*** Material for this exercise ***

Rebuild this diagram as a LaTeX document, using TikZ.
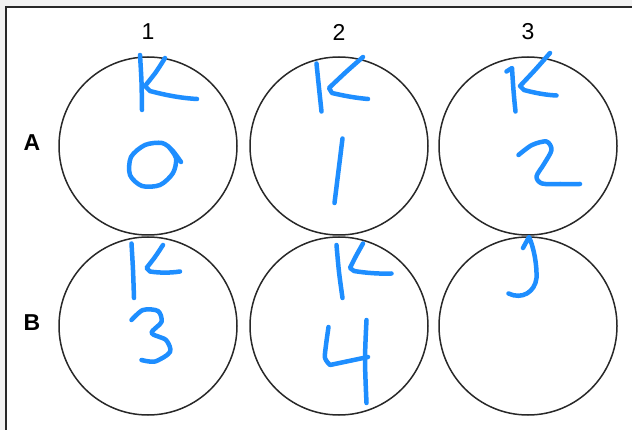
\documentclass[tikz,border=0pt]{standalone}
\usepackage{fontspec}
\setmainfont{Liberation Sans}
\definecolor{ink}{RGB}{30,142,255}
\definecolor{edge}{RGB}{40,40,40}
\definecolor{outer}{RGB}{242,242,242}
\begin{document}
\begin{tikzpicture}[x=1pt,y=-1pt,
  well/.style={circle,draw=edge,line width=1.5pt,minimum size=178pt,inner sep=0pt},
  collabel/.style={font=\fontsize{23}{23}\selectfont,inner sep=0pt},
  rowlabel/.style={font=\fontsize{23}{23}\selectfont\bfseries,inner sep=0pt},
  pen/.style={draw=ink,line width=4.5pt,line cap=round,line join=round}]
\useasboundingbox (0,0) rectangle (632,430);
\fill[outer] (0,0) rectangle (632,430);
\fill[white] (5.5,7) rectangle (632,430);
\draw[edge,line width=2pt] (5.5,430) -- (5.5,7) -- (632,7);
% labels
\node[collabel] (c1) at (148,32) {1};
\node[collabel] (c2) at (339,32) {2};
\node[collabel] (c3) at (528,32) {3};
\node[rowlabel] (rA) at (32,143) {A};
\node[rowlabel] (rB) at (32,323) {B};
% wells
\node[well] (A1) at (148,146) {};
\node[well] (A2) at (339,146) {};
\node[well] (A3) at (528,146) {};
\node[well] (B1) at (148,326) {};
\node[well] (B2) at (339,326) {};
\node[well] (B3) at (528,326) {};
% handwriting A1
\draw[pen] plot[smooth] coordinates {(140,55) (141.5,82) (142,110)};
\draw[pen] plot[smooth] coordinates {(165,58) (156,72) (145,86)} -- (150,91) .. controls (165,95) and (180,98) .. (197,99);
\draw[pen] plot[smooth] coordinates {(181,162) (172,150) (162,143) (145,145) (131,157) (130,175) (142,186) (160,185) (173,173) (176,158) (168,146)};
% A2
\draw[pen] plot[smooth] coordinates {(316.5,63.5) (319,88) (321.5,111.5)};
\draw[pen] plot[smooth] coordinates {(363,57) (346,72) (329,88)} -- (332,93) .. controls (345,96) and (356,98) .. (368,99);
\draw[pen] (342.5,138.5) -- (334.5,203);
% A3
\draw[pen] (506.5,71.5) -- (512,68) .. controls (513,85) and (514,98) .. (515.5,111.5);
\draw[pen] plot[smooth] coordinates {(550,53) (535,70) (520,86)} -- (524,90) .. controls (535,93) and (546,95) .. (556.5,95.5);
\draw[pen] plot[smooth] coordinates {(518.5,155) (532,145) (546.5,141.5) (551.5,150) (544,164) (536.5,176.5) (542,183.5) (560,184) (580,184)};
% B1
\draw[pen] plot[smooth] coordinates {(131.5,243.5) (133,270) (134,298)};
\draw[pen] plot[smooth] coordinates {(163,245) (155,257) (146.5,268)} -- (150,271.5) .. controls (160,273) and (170,273) .. (180,271.5);
\draw[pen] plot[smooth] coordinates {(131.5,320) (143,310) (158,311) (161.5,322) (151.5,333) (166,340) (170,352) (155,361.5) (141.5,360)};
% B2
\draw[pen] plot[smooth] coordinates {(336.5,245) (339,272) (342.5,298)};
\draw[pen] plot[smooth] coordinates {(363,243.5) (356,256) (350,268)} -- (354,271) .. controls (366,273) and (380,274) .. (391.5,273.5);
\draw[pen] plot[smooth] coordinates {(328.5,327) (326,345) (325,358) (330,365)} -- (368,357);
\draw[pen] plot[smooth] coordinates {(366.5,320) (365,360) (366.5,403)};
% B3
\draw[pen] (523,248) -- (529,237) .. controls (534,248) and (537,265) .. (536.5,278) .. controls (535,292) and (522,300) .. (508.5,293.5);
\end{tikzpicture}
\end{document}
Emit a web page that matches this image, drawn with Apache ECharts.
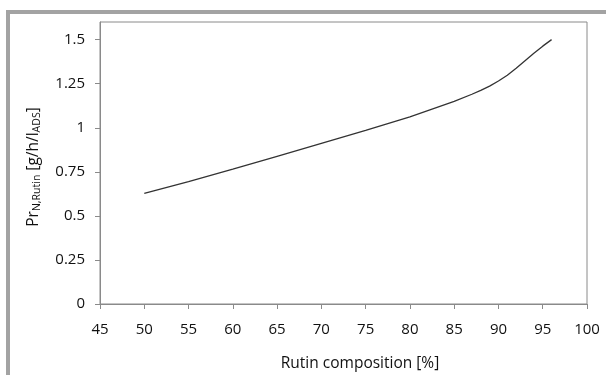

***

§ Directive: Strip out the images, then output the records above word for word.

§ Task answer:
Rebuild this diagram as a LaTeX document, using TikZ.
\documentclass[tikz,border=0pt]{standalone}
\usepackage{fontspec}
\setmainfont{Liberation Sans}
\definecolor{ink}{RGB}{30,142,255}
\definecolor{edge}{RGB}{40,40,40}
\definecolor{outer}{RGB}{242,242,242}
\begin{document}
\begin{tikzpicture}[x=1pt,y=-1pt,
  well/.style={circle,draw=edge,line width=1.5pt,minimum size=178pt,inner sep=0pt},
  collabel/.style={font=\fontsize{23}{23}\selectfont,inner sep=0pt},
  rowlabel/.style={font=\fontsize{23}{23}\selectfont\bfseries,inner sep=0pt},
  pen/.style={draw=ink,line width=4.5pt,line cap=round,line join=round}]
\useasboundingbox (0,0) rectangle (632,430);
\fill[outer] (0,0) rectangle (632,430);
\fill[white] (5.5,7) rectangle (632,430);
\draw[edge,line width=2pt] (5.5,430) -- (5.5,7) -- (632,7);
% labels
\node[collabel] (c1) at (148,32) {1};
\node[collabel] (c2) at (339,32) {2};
\node[collabel] (c3) at (528,32) {3};
\node[rowlabel] (rA) at (32,143) {A};
\node[rowlabel] (rB) at (32,323) {B};
% wells
\node[well] (A1) at (148,146) {};
\node[well] (A2) at (339,146) {};
\node[well] (A3) at (528,146) {};
\node[well] (B1) at (148,326) {};
\node[well] (B2) at (339,326) {};
\node[well] (B3) at (528,326) {};
% handwriting A1
\draw[pen] plot[smooth] coordinates {(140,55) (141.5,82) (142,110)};
\draw[pen] plot[smooth] coordinates {(165,58) (156,72) (145,86)} -- (150,91) .. controls (165,95) and (180,98) .. (197,99);
\draw[pen] plot[smooth] coordinates {(181,162) (172,150) (162,143) (145,145) (131,157) (130,175) (142,186) (160,185) (173,173) (176,158) (168,146)};
% A2
\draw[pen] plot[smooth] coordinates {(316.5,63.5) (319,88) (321.5,111.5)};
\draw[pen] plot[smooth] coordinates {(363,57) (346,72) (329,88)} -- (332,93) .. controls (345,96) and (356,98) .. (368,99);
\draw[pen] (342.5,138.5) -- (334.5,203);
% A3
\draw[pen] (506.5,71.5) -- (512,68) .. controls (513,85) and (514,98) .. (515.5,111.5);
\draw[pen] plot[smooth] coordinates {(550,53) (535,70) (520,86)} -- (524,90) .. controls (535,93) and (546,95) .. (556.5,95.5);
\draw[pen] plot[smooth] coordinates {(518.5,155) (532,145) (546.5,141.5) (551.5,150) (544,164) (536.5,176.5) (542,183.5) (560,184) (580,184)};
% B1
\draw[pen] plot[smooth] coordinates {(131.5,243.5) (133,270) (134,298)};
\draw[pen] plot[smooth] coordinates {(163,245) (155,257) (146.5,268)} -- (150,271.5) .. controls (160,273) and (170,273) .. (180,271.5);
\draw[pen] plot[smooth] coordinates {(131.5,320) (143,310) (158,311) (161.5,322) (151.5,333) (166,340) (170,352) (155,361.5) (141.5,360)};
% B2
\draw[pen] plot[smooth] coordinates {(336.5,245) (339,272) (342.5,298)};
\draw[pen] plot[smooth] coordinates {(363,243.5) (356,256) (350,268)} -- (354,271) .. controls (366,273) and (380,274) .. (391.5,273.5);
\draw[pen] plot[smooth] coordinates {(328.5,327) (326,345) (325,358) (330,365)} -- (368,357);
\draw[pen] plot[smooth] coordinates {(366.5,320) (365,360) (366.5,403)};
% B3
\draw[pen] (523,248) -- (529,237) .. controls (534,248) and (537,265) .. (536.5,278) .. controls (535,292) and (522,300) .. (508.5,293.5);
\end{tikzpicture}
\end{document}
Emit a web page that matches this image, drawn with Apache ECharts.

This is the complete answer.